The White House Council on Environmental Quality today released a proposed rule reforming the National Environmental Policy Act (NEPA).

Director of CEI’s Center for Energy and Environment Myron Ebell said:

“The administration’s proposed reforms of NEPA regulations are a big step toward correcting the worst abuses of the environmental permitting process. Over the decades, bad court decisions and bureaucratic laziness have turned NEPA from a sensible tool to consider the environmental impacts of major projects into a weapon used to delay projects to death. 

“American infrastructure lags other developed countries because getting a NEPA permit and successfully defending it from multiple legal challenges takes many years and often over a decade. In no other country does it regularly take as long to permit an infrastructure project. The same is true of major natural resource projects, which is why, for example, new mines open much more often in Canada than in the United States.

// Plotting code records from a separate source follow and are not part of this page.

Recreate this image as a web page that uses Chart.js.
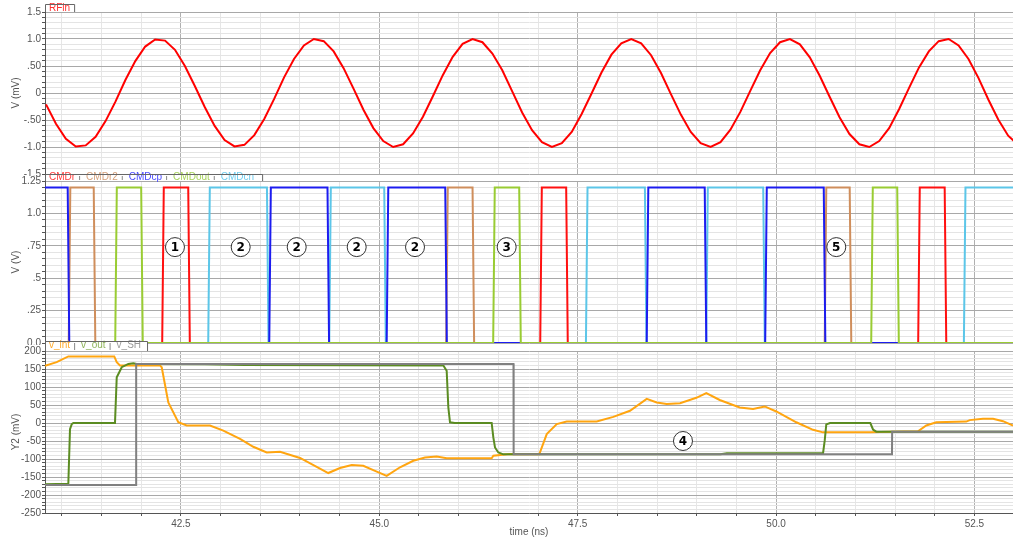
<!DOCTYPE html>
<html>
<head>
<meta charset="utf-8">
<script src="https://cdn.jsdelivr.net/npm/chart.js@4.4.1/dist/chart.umd.min.js"></script>
<style>
  html, body { margin: 0; padding: 0; background: #fff; }
  #wrap { position: relative; width: 1013px; height: 538px; }
  #wrap canvas { position: absolute; left: 0; top: 0; }
</style>
</head>
<body>
<div id="wrap">
  <canvas id="rf" width="1013" height="538"></canvas>
  <canvas id="cmd" width="1013" height="538"></canvas>
  <canvas id="out" width="1013" height="538"></canvas>
</div>
<script>
// time axis (ns)
const T_MIN = 40.787;
const T_MAX = 52.986;
const timeTickVals = [42.5, 45.0, 47.5, 50.0, 52.5];
const timeTickText = ["42.5", "45.0", "47.5", "50.0", "52.5"];

// panel 1: RFin (mV)
const rfinTickVals = [1.5, 1.0, 0.5, 0, -0.5, -1.0, -1.5];
const rfinTickText = ["1.5", "1.0", ".50", "0", "-.50", "-1.0", "-1.5"];
const rfinT = [40.8, 40.925, 41.05, 41.175, 41.3, 41.425, 41.55, 41.675, 41.8, 41.925,
  42.05, 42.175, 42.3, 42.425, 42.55, 42.675, 42.8, 42.925, 43.05, 43.175,
  43.3, 43.425, 43.55, 43.675, 43.8, 43.925, 44.05, 44.175, 44.3, 44.425,
  44.55, 44.675, 44.8, 44.925, 45.05, 45.175, 45.3, 45.425, 45.55, 45.675,
  45.8, 45.925, 46.05, 46.175, 46.3, 46.425, 46.55, 46.675, 46.8, 46.925,
  47.05, 47.175, 47.3, 47.425, 47.55, 47.675, 47.8, 47.925, 48.05, 48.175,
  48.3, 48.425, 48.55, 48.675, 48.8, 48.925, 49.05, 49.175, 49.3, 49.425,
  49.55, 49.675, 49.8, 49.925, 50.05, 50.175, 50.3, 50.425, 50.55, 50.675,
  50.8, 50.925, 51.05, 51.175, 51.3, 51.425, 51.55, 51.675, 51.8, 51.925,
  52.05, 52.175, 52.3, 52.425, 52.55, 52.675, 52.8, 52.925, 53.05];
const rfinV = [-0.21, -0.57, -0.85, -0.99, -0.97, -0.81, -0.52, -0.16, 0.24, 0.59,
  0.86, 0.99, 0.97, 0.80, 0.50, 0.13, -0.26, -0.61, -0.87, -0.99,
  -0.96, -0.78, -0.48, -0.11, 0.29, 0.63, 0.88, 1.00, 0.96, 0.77,
  0.46, 0.08, -0.31, -0.65, -0.89, -1.00, -0.95, -0.75, -0.44, -0.06,
  0.33, 0.67, 0.91, 1.00, 0.94, 0.73, 0.42, 0.03, -0.36, -0.69,
  -0.91, -1.00, -0.93, -0.72, -0.39, -0.01, 0.38, 0.71, 0.92, 1.00,
  0.92, 0.70, 0.37, -0.02, -0.40, -0.72, -0.93, -1.00, -0.91, -0.68,
  -0.35, 0.04, 0.42, 0.74, 0.94, 1.00, 0.90, 0.66, 0.32, -0.07,
  -0.45, -0.76, -0.95, -1.00, -0.89, -0.65, -0.30, 0.09, 0.47, 0.77,
  0.96, 1.00, 0.88, 0.63, 0.28, -0.12, -0.49, -0.79, -0.96];

// panel 2: control signals (V), switching times in ns
const cmdTickVals = [1.25, 1.0, 0.75, 0.5, 0.25, 0];
const cmdTickText = ["1.25", "1.0", ".75", ".5", ".25", "0.0"];
const HIGH = 1.2;
const cmdrStart = 0;
const cmdrEdges = [42.274, 42.602, 47.038, 47.365, 51.801, 52.135];
const cmdr2Start = 0;
const cmdr2Edges = [41.096, 41.411, 45.853, 46.185, 50.623, 50.938];
const cmdcpStart = HIGH;
const cmdcpEdges = [41.083, 43.623, 44.357, 45.103, 45.841, 48.380, 49.111, 49.873, 50.611];
const cmdoutStart = 0;
const cmdoutEdges = [41.682, 42.009, 46.445, 46.773, 51.209, 51.537];
const cmdcnStart = 0;
const cmdcnEdges = [42.854, 43.594, 44.379, 45.072, 47.614, 48.357, 49.130, 49.848, 52.377];
const cmdMarkT = [42.425, 43.253, 43.959, 44.715, 45.45, 46.605, 50.759];
const cmdMarkV = [0.74, 0.74, 0.74, 0.74, 0.74, 0.74, 0.74];
const cmdMarkText = ["1", "2", "2", "2", "2", "3", "5"];

// panel 3: v_int / v_out / v_SH (mV)
const outTickVals = [200, 150, 100, 50, 0, -50, -100, -150, -200, -250];
const outTickText = ["200", "150", "100", "50", "0", "-50", "-100", "-150", "-200", "-250"];
const vIntT = [40.787, 40.934, 41.081, 41.660, 41.691, 41.732, 42.236, 42.258, 42.341, 42.467,
  42.573, 42.866, 43.034, 43.245, 43.412, 43.581, 43.749, 44.001, 44.211, 44.357,
  44.505, 44.652, 44.798, 44.946, 45.093, 45.261, 45.428, 45.576, 45.723, 45.849,
  46.416, 46.437, 46.647, 47.016, 47.110, 47.236, 47.362, 47.740, 47.949, 48.159,
  48.370, 48.496, 48.622, 48.790, 48.995, 49.121, 49.290, 49.542, 49.710, 49.857,
  50.003, 50.255, 50.466, 50.592, 51.180, 51.452, 51.789, 51.893, 52.019, 52.398,
  52.440, 52.608, 52.734, 52.860, 52.986];
const vIntV = [159, 169, 185, 185, 169, 160, 160, 155, 57, 2,
  -7, -7, -21, -44, -66, -82, -80, -97, -122, -139,
  -125, -117, -119, -133, -147, -123, -105, -96, -93, -98,
  -98, -91, -86, -87, -31, -3, 4, 4, 17, 34,
  67, 57, 53, 55, 70, 83, 64, 43, 39, 46,
  32, 2, -19, -26, -26, -24, -23, -7, 2, 4,
  8, 12, 12, 5, -7];
const vOutT = [40.787, 41.081, 41.102, 41.124, 41.144, 41.669, 41.691, 41.754, 41.837, 41.900,
  41.943, 42.8, 43.3, 45.807, 45.849, 45.870, 45.891, 45.95, 46.416, 46.437,
  46.458, 46.500, 46.563, 49.30, 49.38, 50.592, 50.613, 50.633, 50.680, 51.188,
  51.222, 51.263, 52.986];
const vOutV = [-170, -169, -17, -3, 0, 0, 127, 155, 164, 166,
  164, 163, 161, 159.5, 145, 43, 2, 0, 0, -40,
  -68, -82, -87, -87, -84, -84, -49, -4, 0, 0,
  -18, -24, -24];
const vShT = [40.787, 41.934, 41.936, 46.691, 46.693, 51.461, 51.463, 52.986];
const vShV = [-172, -172, 164, 164, -87, -87, -24, -24];
const outMarkT = [48.827];
const outMarkV = [-50];
const outMarkText = ["4"];

const FONT = "Liberation Sans";
const EDGE = 0.02;

function zip(ts, vs) {
  return ts.map((t, i) => ({ x: t, y: vs[i] }));
}

function stepSeries(start, edges) {
  const pts = [{ x: T_MIN, y: start }];
  let lvl = start;
  edges.forEach((t) => {
    pts.push({ x: t - EDGE / 2, y: lvl });
    lvl = lvl ? 0 : HIGH;
    pts.push({ x: t + EDGE / 2, y: lvl });
  });
  pts.push({ x: T_MAX, y: lvl });
  return pts;
}

function isTick(v, vals) {
  return vals.some((m) => Math.abs(m - v) < 1e-6);
}

function label(v, vals, texts) {
  const i = vals.findIndex((m) => Math.abs(m - v) < 1e-6);
  return i < 0 ? "" : texts[i];
}

function line(data, color, width = 2) {
  return { data, borderColor: color, borderWidth: width, pointRadius: 0, tension: 0, fill: false };
}

function timeAxis(showLabels) {
  return {
    type: "linear",
    min: T_MIN,
    max: T_MAX,
    afterFit: (s) => { s.height = showLabels ? 25 : 0; },
    border: { display: showLabels, color: "#555" },
    grid: {
      color: (c) => (c.tick && isTick(c.tick.value, timeTickVals) ? "#b0b0b0" : "#e6e6e6"),
      drawTicks: showLabels,
      tickLength: 3,
      tickColor: "#555",
    },
    ticks: {
      display: showLabels,
      stepSize: 0.5,
      includeBounds: false,
      autoSkip: false,
      maxRotation: 0,
      padding: 2,
      color: "#555",
      font: { family: FONT, size: 10 },
      callback: (v) => label(v, timeTickVals, timeTickText),
    },
    title: { display: showLabels, text: "time (ns)", color: "#555", font: { family: FONT, size: 10 }, padding: { top: 0, bottom: 0 } },
  };
}

function valueAxis(min, max, step, vals, texts, title) {
  return {
    type: "linear",
    min,
    max,
    afterFit: (s) => { s.width = 45; },
    border: { color: "#555" },
    grid: {
      color: (c) => (c.tick && isTick(c.tick.value, vals) ? "#a8a8a8" : "#e4e4e4"),
      tickLength: 3,
      tickColor: "#555",
    },
    ticks: {
      stepSize: step,
      autoSkip: false,
      padding: 1,
      color: "#555",
      font: { family: FONT, size: 10 },
      callback: (v) => label(v, vals, texts),
    },
    title: { display: true, text: title, color: "#555", font: { family: FONT, size: 10 }, padding: { top: 10, bottom: 0 } },
  };
}

function whiteFrom(y0) {
  return {
    id: "whiteFrom",
    beforeDraw(chart) {
      const ctx = chart.ctx;
      ctx.save();
      ctx.fillStyle = "#fff";
      ctx.fillRect(0, y0, chart.width, chart.height - y0);
      ctx.restore();
    },
  };
}

// legend tab above each panel, like the simulator's trace list
function tabStrip(items, left, top, bottom, textY, extra) {
  return {
    id: "tabStrip",
    afterDraw(chart) {
      const ctx = chart.ctx;
      ctx.save();
      ctx.font = "10px '" + FONT + "'";
      ctx.textBaseline = "middle";
      ctx.textAlign = "left";
      let w = 4;
      items.forEach((it, i) => { w += ctx.measureText(it.text).width + (i ? 11 : 0); });
      const right = left + w + extra;
      ctx.fillStyle = "#fff";
      ctx.fillRect(left + 1, top + 1, right - left - 1, bottom - top - 1);
      let x = left + 4;
      items.forEach((it, i) => {
        if (i) {
          ctx.strokeStyle = "#888";
          ctx.lineWidth = 1;
          ctx.beginPath();
          ctx.moveTo(x + 4.5, top + 2);
          ctx.lineTo(x + 4.5, bottom - 1);
          ctx.stroke();
          x += 11;
        }
        ctx.fillStyle = it.color;
        ctx.fillText(it.text, x, textY);
        x += ctx.measureText(it.text).width;
      });
      ctx.strokeStyle = "#666";
      ctx.lineWidth = 1;
      ctx.beginPath();
      ctx.moveTo(left + 0.5, bottom);
      ctx.lineTo(left + 0.5, top + 0.5);
      ctx.lineTo(right + 0.5, top + 0.5);
      ctx.lineTo(right + 0.5, bottom);
      ctx.stroke();
      ctx.restore();
    },
  };
}

function circleMarks(ts, vs, texts) {
  return {
    id: "circleMarks",
    afterDatasetsDraw(chart) {
      const { ctx, scales } = chart;
      ctx.save();
      ts.forEach((t, i) => {
        const px = scales.x.getPixelForValue(t);
        const py = scales.y.getPixelForValue(vs[i]);
        ctx.beginPath();
        ctx.arc(px, py, 9.5, 0, Math.PI * 2);
        ctx.fillStyle = "#fff";
        ctx.fill();
        ctx.lineWidth = 1;
        ctx.strokeStyle = "#333";
        ctx.stroke();
        ctx.fillStyle = "#000";
        ctx.font = "bold 12px 'DejaVu Sans'";
        ctx.textAlign = "center";
        ctx.textBaseline = "middle";
        ctx.fillText(texts[i], px, py + 0.5);
      });
      ctx.restore();
    },
  };
}

function baseOptions(padding, xAxis, yAxis) {
  return {
    responsive: false,
    animation: false,
    devicePixelRatio: 1,
    layout: { padding },
    plugins: { legend: { display: false }, tooltip: { enabled: false } },
    scales: { x: xAxis, y: yAxis },
  };
}

new Chart(document.getElementById("rf"), {
  type: "line",
  data: { datasets: [line(zip(rfinT, rfinV), "#ff0000")] },
  options: baseOptions({ top: 12, bottom: 364, left: 0, right: 0 }, timeAxis(false),
    valueAxis(-1.5, 1.5, 0.1, rfinTickVals, rfinTickText, "V (mV)")),
  plugins: [tabStrip([{ text: "RFin", color: "#ff3030" }], 45, 4, 12, 8.5, 4)],
});

new Chart(document.getElementById("cmd"), {
  type: "line",
  data: {
    datasets: [
      line(stepSeries(cmdoutStart, cmdoutEdges), "#99cc33"),
      line(stepSeries(cmdcpStart, cmdcpEdges), "#1c1cf0"),
      line(stepSeries(cmdrStart, cmdrEdges), "#ff1010"),
      line(stepSeries(cmdr2Start, cmdr2Edges), "#cf8e5c"),
      line(stepSeries(cmdcnStart, cmdcnEdges), "#5cc6e8"),
    ],
  },
  options: baseOptions({ top: 181, bottom: 195, left: 0, right: 0 }, timeAxis(false),
    valueAxis(0, 1.25, 0.05, cmdTickVals, cmdTickText, "V (V)")),
  plugins: [
    whiteFrom(176),
    tabStrip([
      { text: "CMDr", color: "#ff3b3b" },
      { text: "CMDr2", color: "#d6a17c" },
      { text: "CMDcp", color: "#4a4aff" },
      { text: "CMDout", color: "#a6d25a" },
      { text: "CMDcn", color: "#6fcdee" },
    ], 45, 174, 181, 177.5, 8),
    circleMarks(cmdMarkT, cmdMarkV, cmdMarkText),
  ],
});

new Chart(document.getElementById("out"), {
  type: "line",
  data: {
    datasets: [
      line(zip(vShT, vShV), "#808080"),
      line(zip(vOutT, vOutV), "#5b8c22"),
      line(zip(vIntT, vIntV), "#ffa510"),
    ],
  },
  options: baseOptions({ top: 351, bottom: 0, left: 0, right: 0 }, timeAxis(true),
    valueAxis(-250, 200, 10, outTickVals, outTickText, "Y2 (mV)")),
  plugins: [
    whiteFrom(345),
    tabStrip([
      { text: "v_int", color: "#ffab2e" },
      { text: "v_out", color: "#8fb35a" },
      { text: "v_SH", color: "#9a9a9a" },
    ], 45, 341, 351, 345.5, 6),
    circleMarks(outMarkT, outMarkV, outMarkText),
  ],
});
</script>
</body>
</html>
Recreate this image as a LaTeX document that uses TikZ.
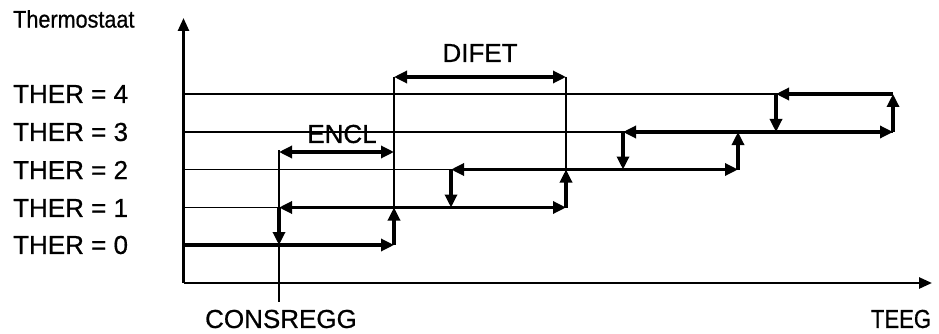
\documentclass[tikz,border=0pt]{standalone}
\usepackage{fontspec}
\setmainfont{Liberation Sans}
\newfontfamily\scanfont{Liberation Sans}[FakeBold=0.7]
\usetikzlibrary{arrows.meta}
\tikzset{
  thinline/.style={line width=1.6pt, black},
  axisline/.style={line width=2.6pt, black, -{Triangle[length=13pt,width=11pt]}},
  thickarr/.style={line width=3.2pt, black, -{Triangle[length=13pt,width=12pt]}},
  dblarr/.style={line width=3.2pt, black, {Triangle[length=13pt,width=12pt]}-{Triangle[length=13pt,width=12pt]}},
  lvllabel/.style={anchor=west, inner sep=0pt, font=\scanfont\fontsize{26}{30}\selectfont},
  lbl/.style={inner sep=0pt, font=\scanfont\fontsize{26}{30}\selectfont}
}
\begin{document}
\begin{tikzpicture}[x=1pt,y=-1pt]
\useasboundingbox (0,0) rectangle (939,334);
% axis points
\coordinate (O) at (183.5,283);
\coordinate (Ytop) at (183.5,18);
\coordinate (Xend) at (932,283);
% level lines
\coordinate (a0) at (183.5,245);
\coordinate (a1) at (183.5,207.5);
\coordinate (a2) at (183.5,169.5);
\coordinate (a3) at (183.5,132);
\coordinate (a4) at (183.5,94);
% key points
\coordinate (p0) at (394,245);
\coordinate (c0) at (279,245);
\coordinate (c1) at (279,207.5);
\coordinate (ctop) at (279,150);
\coordinate (cbot) at (279,302);
\coordinate (q1) at (394,207.5);
\coordinate (qtop) at (394,77);
\coordinate (r1) at (566,207.5);
\coordinate (r2) at (566,169.5);
\coordinate (rtop) at (566,77);
\coordinate (s2) at (451,169.5);
\coordinate (s1) at (451,207.5);
\coordinate (t2) at (738,169.5);
\coordinate (t3) at (738,132);
\coordinate (u3) at (623,132);
\coordinate (u2) at (623,169.5);
\coordinate (v3) at (893,132);
\coordinate (v4) at (893,94);
\coordinate (w4) at (776,94);
\coordinate (w3) at (776,132);
\coordinate (e1) at (279,152);
\coordinate (e2) at (394,152);

% thin level lines
\draw[thinline] (a4) -- (v4);
\draw[thinline] (a3) -- (v3);
\draw[thinline] (a2) -- (t2);
\draw[thinline] (a1) -- (r1);
% thin verticals
\draw[thinline] (ctop) -- (cbot);
\draw[thinline] (qtop) -- (p0);
\draw[thinline] (rtop) -- (r1);

% axes
\draw[axisline] (O) -- (Ytop);
\draw[axisline] (O) -- (Xend);

% thick arrows
\draw[thickarr] (a0) -- (p0);
\draw[thickarr] (p0) -- (q1);
\draw[dblarr] (c1) -- (r1);
\draw[thickarr] (c1) -- (c0);
\draw[thickarr] (r1) -- (r2);
\draw[dblarr] (s2) -- (t2);
\draw[thickarr] (s2) -- (s1);
\draw[thickarr] (t2) -- (t3);
\draw[dblarr] (u3) -- (v3);
\draw[thickarr] (u3) -- (u2);
\draw[thickarr] (v3) -- (v4);
\draw[thickarr] (v4) -- (w4);
\draw[thickarr] (w4) -- (w3);
\draw[dblarr] (e1) -- (e2);
\draw[dblarr] (qtop) -- (rtop);

% labels
\node[anchor=west, inner sep=0pt, font=\scanfont\fontsize{24}{28}\selectfont] (thermo) at (13,19) {\scalebox{0.9}[1]{Thermostaat}};
\node[lvllabel] (l4) at (13,94) {THER = 4};
\node[lvllabel] (l3) at (13,132) {THER = 3};
\node[lvllabel] (l2) at (13,170) {THER = 2};
\node[lvllabel] (l1) at (13,208) {THER = 1};
\node[lvllabel] (l0) at (13,245) {THER = 0};
\node[lbl] (encl) at (342,134) {ENCL};
\node[lbl] (difet) at (480,53) {DIFET};
\node[lbl] (cons) at (281,319) {CONSREGG};
\node[lbl] (teeg) at (901,319) {\scalebox{0.85}[1]{TEEG}};
\end{tikzpicture}
\end{document}
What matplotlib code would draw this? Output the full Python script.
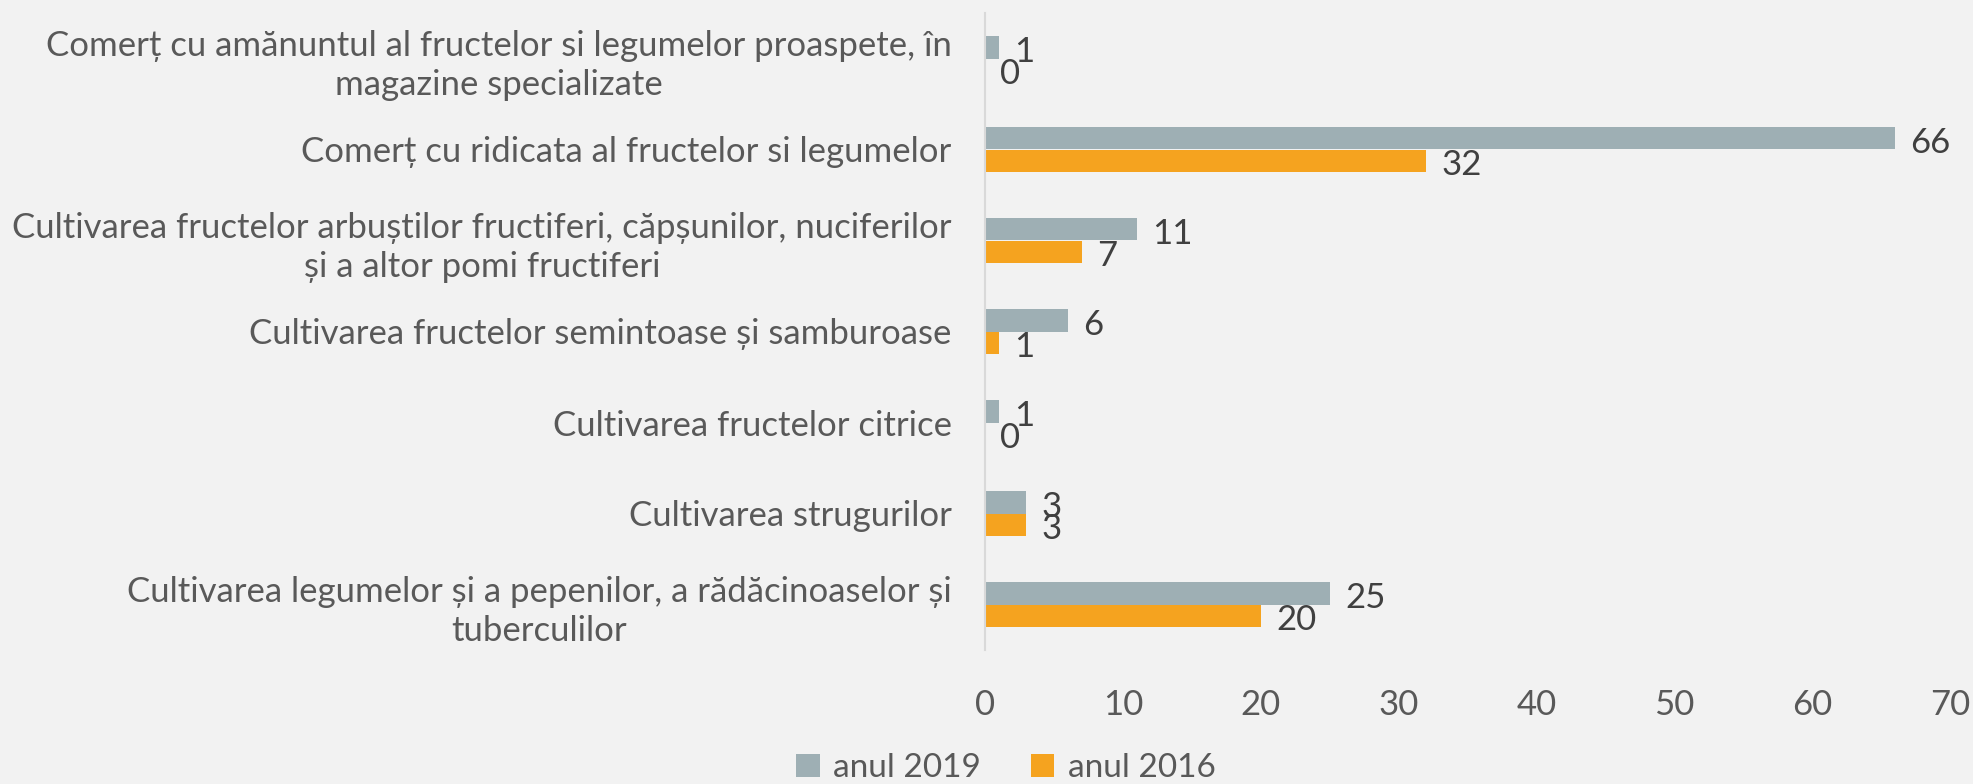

“We hope the administration will take the next step and propose needed legislative reforms to NEPA for Congress to consider.”

CEI senior fellow Ben Lieberman said:

“The original purpose of NEPA was to require a timely environmental assessment of major projects, not to substantially delay or block them entirely. But in the hands of environmentalist litigants, this statute has morphed into a project killer which has recently been used to stop fossil fuel production and infrastructure based on climate change concerns and thus threatens to derail the Trump administration’s energy dominance agenda. This proposed rule restores NEPA’s original intent of taking environmental concerns into consideration without destroying jobs or harming the economy.”